Last Night in Soho est une réussite indéniable sur le plan formel. La réalisation est à la hauteur des ambitions de Wright et assure l'immersion du spectateur dans une ambiance londonienne réussie, tant dans le présent que dans les 60's, avec pour ce voyage temporel un effort payant de reconstitution historique. Les costumes et les décors collent parfaitement, tandis que la photographie s'emploie à des jeux de lumière plaisants. Les personnages fonctionnent, bien servis par leurs acteurs, et de nombreuses séquences sont vraiment virevoltantes (la danse au Café de Paris), ce qui rend l'expérience cinématographique appréciable. Rien que ceci justifie de voir le film en salle.
La thématique de l'oppression est plutôt bien amenée, avec une attention familiale envers la jeune héroïne bienveillante mais assez angoissante. Le danger guette dès l'arrive à la capitale, la menace de l'exclusion sociale s'incarne dans les pestes de coloc et la vie fantasmée de réussite professionnelle qu'est Sandy se heurte très rapidement à la domination masculine (la scène de cabaret avec tous les mecs en costards agglutinés autour de la scène est en ce sens très réussie). Wright joue la carte un peu classique de l'éventuelle confusion entre réalité des faits et manifestations d'un trouble psychique ; le film choisit clairement son camp fantastique mais il n'est pas interdit d'envisager le vécu de Eloïse comme des reviviscences traumatiques voire une émergence psychotique habillant un passé douloureux (mère suicidée, tout ça), même si celle-ci s'en défend. Je recommande tout de même de consulter quand on en vient à agresser des gens au ciseau sous l'effet de ses visions.
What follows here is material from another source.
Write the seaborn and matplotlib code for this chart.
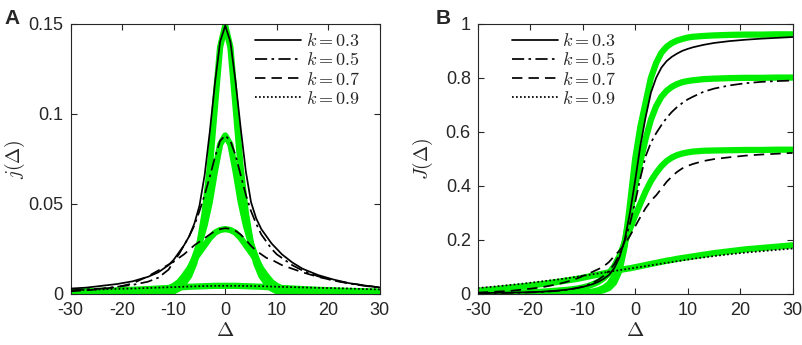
import numpy as np
import pandas as pd
import matplotlib
matplotlib.use('Agg')
import matplotlib.pyplot as plt
import seaborn as sns

sns.set_style('ticks')
plt.rcParams['font.family'] = ['Liberation Sans', 'DejaVu Sans']
plt.rcParams['mathtext.fontset'] = 'cm'
plt.rcParams['axes.unicode_minus'] = False

# Delta grid shared by all curves
delta = [-30, -27, -24, -21, -18, -15, -13, -11, -10, -9, -8, -7, -6, -5, -4, -3, -2, -1,
         0, 1, 2, 3, 4, 5, 6, 7, 8, 9, 10, 11, 13, 15, 18, 21, 24, 27, 30]

k_labels = ['$k=0.3$', '$k=0.5$', '$k=0.7$', '$k=0.9$']

# panel A: j(Delta), black curves
jA_k03 = [0.003, 0.0035, 0.0045, 0.0055, 0.007, 0.0095, 0.012, 0.016, 0.019, 0.023, 0.027, 0.032, 0.039,
          0.049, 0.066, 0.09, 0.117, 0.14, 0.149, 0.14, 0.118, 0.092, 0.068, 0.051, 0.042, 0.036, 0.032,
          0.028, 0.025, 0.022, 0.0175, 0.014, 0.0105, 0.008, 0.006, 0.0047, 0.0036]
jA_k05 = [0.002, 0.0025, 0.003, 0.004, 0.005, 0.0068, 0.009, 0.0135, 0.018, 0.022, 0.027, 0.032, 0.038,
          0.046, 0.055, 0.065, 0.076, 0.085, 0.088, 0.085, 0.077, 0.066, 0.055, 0.046, 0.039, 0.033, 0.029,
          0.025, 0.022, 0.02, 0.016, 0.013, 0.0098, 0.0075, 0.0058, 0.0045, 0.0035]
jA_k07 = [0.0015, 0.002, 0.0028, 0.0038, 0.0058, 0.0098, 0.013, 0.0163, 0.018, 0.02, 0.022, 0.0245, 0.027,
          0.029, 0.031, 0.033, 0.035, 0.036, 0.0365, 0.0362, 0.035, 0.033, 0.03, 0.0267, 0.024, 0.022, 0.02,
          0.019, 0.0175, 0.016, 0.014, 0.012, 0.0095, 0.0075, 0.006, 0.0047, 0.0036]
jA_k09 = [0.002, 0.0022, 0.0025, 0.0028, 0.003, 0.0033, 0.0035, 0.0037, 0.0038, 0.0039, 0.004, 0.0041, 0.0042,
          0.0043, 0.0044, 0.0044, 0.0045, 0.0045, 0.0045, 0.0045, 0.0045, 0.0045, 0.0044, 0.0044, 0.0043,
          0.0043, 0.0042, 0.0041, 0.004, 0.0039, 0.0038, 0.0036, 0.0034, 0.0032, 0.003, 0.0027, 0.0025]

# panel A: green (fitted) curves
gA_k03 = [0, 0, 0, 0, 0, 0, 0.0002, 0.0008, 0.0015, 0.003, 0.006, 0.01, 0.017, 0.028, 0.045, 0.07, 0.104,
          0.137, 0.149, 0.137, 0.104, 0.07, 0.045, 0.028, 0.017, 0.01, 0.006, 0.003, 0.0015, 0.0008, 0.0002,
          0, 0, 0, 0, 0, 0]
gA_k05 = [0, 0, 0, 0, 0, 0.0002, 0.0006, 0.0018, 0.003, 0.005, 0.008, 0.013, 0.02, 0.028, 0.038, 0.051, 0.068,
          0.083, 0.088, 0.083, 0.068, 0.051, 0.038, 0.028, 0.02, 0.013, 0.008, 0.005, 0.003, 0.0018, 0.0006,
          0.0002, 0, 0, 0, 0, 0]
gA_k07 = [0.0001, 0.0002, 0.0003, 0.0005, 0.0008, 0.0012, 0.0018, 0.003, 0.0045, 0.0065, 0.01, 0.014, 0.019,
          0.023, 0.027, 0.031, 0.034, 0.0355, 0.036, 0.0355, 0.034, 0.031, 0.027, 0.023, 0.019, 0.014, 0.01,
          0.0065, 0.0045, 0.003, 0.0018, 0.0012, 0.0008, 0.0005, 0.0003, 0.0002, 0.0001]
gA_k09 = [0.0013, 0.0015, 0.0017, 0.002, 0.0023, 0.0027, 0.003, 0.0033, 0.0035, 0.0036, 0.0038, 0.004, 0.0041,
          0.0042, 0.0043, 0.0044, 0.0045, 0.0045, 0.0045, 0.0045, 0.0045, 0.0044, 0.0043, 0.0042, 0.0041,
          0.004, 0.0038, 0.0036, 0.0035, 0.0033, 0.003, 0.0027, 0.0023, 0.002, 0.0017, 0.0015, 0.0013]

# panel B: J(Delta), black curves
jB_k03 = [0.003, 0.004, 0.005, 0.006, 0.008, 0.012, 0.016, 0.022, 0.026, 0.031, 0.037, 0.045, 0.056, 0.07,
          0.095, 0.135, 0.2, 0.3, 0.42, 0.55, 0.655, 0.745, 0.8, 0.838, 0.862, 0.878, 0.89, 0.9, 0.907,
          0.913, 0.922, 0.929, 0.936, 0.941, 0.945, 0.948, 0.951]
jB_k05 = [0.002, 0.003, 0.004, 0.005, 0.007, 0.011, 0.015, 0.022, 0.027, 0.034, 0.042, 0.053, 0.067, 0.085,
          0.11, 0.145, 0.195, 0.26, 0.34, 0.43, 0.51, 0.56, 0.595, 0.625, 0.652, 0.674, 0.692, 0.707, 0.72,
          0.73, 0.748, 0.76, 0.772, 0.78, 0.785, 0.788, 0.79]
jB_k07 = [0.005, 0.008, 0.011, 0.017, 0.024, 0.035, 0.045, 0.058, 0.066, 0.074, 0.083, 0.092, 0.102, 0.118,
          0.14, 0.16, 0.185, 0.215, 0.25, 0.285, 0.318, 0.345, 0.365, 0.39, 0.415, 0.435, 0.452, 0.465,
          0.474, 0.481, 0.492, 0.499, 0.506, 0.512, 0.516, 0.519, 0.522]
jB_k09 = [0.022, 0.027, 0.033, 0.039, 0.046, 0.053, 0.058, 0.064, 0.067, 0.07, 0.073, 0.076, 0.079, 0.082,
          0.085, 0.088, 0.091, 0.094, 0.097, 0.1, 0.103, 0.106, 0.109, 0.112, 0.115, 0.118, 0.121, 0.124,
          0.127, 0.13, 0.135, 0.14, 0.147, 0.153, 0.158, 0.163, 0.168]

# panel B: green curves
gB_k03 = [0, 0, 0, 0, 0, 0, 0.001, 0.002, 0.003, 0.004, 0.006, 0.009, 0.014, 0.022, 0.042, 0.085, 0.175,
          0.33, 0.5, 0.62, 0.71, 0.8, 0.855, 0.893, 0.915, 0.929, 0.938, 0.944, 0.949, 0.952, 0.955, 0.957,
          0.959, 0.96, 0.96, 0.961, 0.961]
gB_k05 = [0, 0, 0, 0, 0, 0.001, 0.002, 0.003, 0.004, 0.006, 0.009, 0.014, 0.022, 0.036, 0.065, 0.115, 0.195,
          0.295, 0.4, 0.49, 0.575, 0.645, 0.695, 0.73, 0.752, 0.767, 0.777, 0.784, 0.788, 0.791, 0.795,
          0.797, 0.799, 0.8, 0.8, 0.801, 0.801]
gB_k07 = [0.002, 0.003, 0.004, 0.006, 0.008, 0.012, 0.015, 0.02, 0.024, 0.029, 0.036, 0.045, 0.058, 0.077,
          0.102, 0.14, 0.19, 0.24, 0.29, 0.335, 0.38, 0.418, 0.448, 0.473, 0.492, 0.505, 0.514, 0.52, 0.524,
          0.527, 0.53, 0.531, 0.532, 0.533, 0.533, 0.534, 0.534]
gB_k09 = [0.012, 0.017, 0.023, 0.029, 0.036, 0.044, 0.05, 0.056, 0.06, 0.064, 0.068, 0.072, 0.076, 0.08,
          0.084, 0.088, 0.092, 0.095, 0.099, 0.103, 0.107, 0.111, 0.115, 0.119, 0.123, 0.126, 0.13, 0.133,
          0.136, 0.139, 0.145, 0.151, 0.158, 0.165, 0.17, 0.175, 0.18]

# MATLAB-like dash patterns
styles = ['-', (0, (7, 2.5, 1.5, 2.5)), (0, (6, 3.5)), (0, (1, 1.3))]
green = '#00ee00'

fig = plt.figure(figsize=(8.03, 3.45), dpi=100)
axA = fig.add_axes([0.088, 0.148, 0.385, 0.783])
axB = fig.add_axes([0.595, 0.148, 0.392, 0.783])


def draw(ax, greens, blacks):
    for g in greens:
        sns.lineplot(x=delta, y=g, ax=ax, color=green, lw=4.5, sort=False, zorder=2)
    handles = []
    for b, ls, lab in zip(blacks, styles, k_labels):
        sns.lineplot(x=delta, y=b, ax=ax, color='black', lw=1.25, linestyle=ls, sort=False, zorder=3)
        handles.append(ax.lines[-1])
    ax.set_xlim(-30, 30)
    ax.set_xticks([-30, -20, -10, 0, 10, 20, 30])
    ax.tick_params(direction='in', top=True, right=True, length=4, labelsize=13, width=0.8)
    ax.tick_params(axis='x', pad=6)
    ax.tick_params(axis='y', pad=5)
    for s in ax.spines.values():
        s.set_linewidth(0.8)
    ax.set_xlabel(r'$\Delta$', fontsize=15)
    ax.xaxis.set_label_coords(0.5, -0.1)
    return handles


leg_kw = dict(loc='upper left', frameon=False, fontsize=13, handlelength=2.55, handletextpad=0.25,
              labelspacing=0.12, borderaxespad=0, borderpad=0.3)

hA = draw(axA, [gA_k03, gA_k05, gA_k07, gA_k09], [jA_k03, jA_k05, jA_k07, jA_k09])
axA.set_ylim(0, 0.15)
axA.set_yticks([0, 0.05, 0.1, 0.15])
axA.set_yticklabels(['0', '0.05', '0.1', '0.15'])
axA.set_ylabel(r'$j(\Delta)$', fontsize=14)
axA.yaxis.set_label_coords(-0.14, 0.5)
axA.legend(hA, k_labels, bbox_to_anchor=(0.58, 0.985), **leg_kw)

hB = draw(axB, [gB_k03, gB_k05, gB_k07, gB_k09], [jB_k03, jB_k05, jB_k07, jB_k09])
axB.set_ylim(0, 1)
axB.set_yticks([0, 0.2, 0.4, 0.6, 0.8, 1])
axB.set_yticklabels(['0', '0.2', '0.4', '0.6', '0.8', '1'])
axB.set_ylabel(r'$J(\Delta)$', fontsize=14)
axB.yaxis.set_label_coords(-0.135, 0.5)
axB.legend(hB, k_labels, bbox_to_anchor=(0.09, 0.985), **leg_kw)

fig.text(0.005, 0.93, 'A', fontsize=15, fontweight='bold')
fig.text(0.542, 0.93, 'B', fontsize=15, fontweight='bold')

fig.savefig('out.png', dpi=100)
Cet aspect m'ouvre aussi à des interrogations sur l'attitude de l'entourage d'une personne vivant un événement psychique extraordinaire, à savoir jusqu'où peut-on par amour l'accompagner dans ses croyances étranges avant d’en revenir à une hypothèse médicale souvent rejetée par l'intéressé(e) (une réflexion que l'on retrouve aussi dans la série Undone où le conjoint de l'héroïne consent pendant un temps à enquêter avec elle sur ses flashs surnaturels).
[Spoiler]
Petite critique sur l'utilisation des spectres qui est parfois redondante ou trop insistante, même si cela donne lieu à de belles scènes (les mains surgissant du lit et maintenant Eloïse ; un petit air de Ghostbusters d'ailleurs, souvenir de Weaver retenue ainsi dans son fauteuil). Et j'avoue ne pas trop savoir comment interpréter au vu de la thématique pré-citée la révélation finale, faut-il y voir une remise à plat de la menace qui n'est plus liée à une domination de genre simpliste ? Est-ce un commentaire sur les condamnation d'uxoricides par les femmes battues ? Ou est-ce juste le ressort efficace d'un triller qui ne se veut pas être une thèse sociologique ? Le vent seul le sait.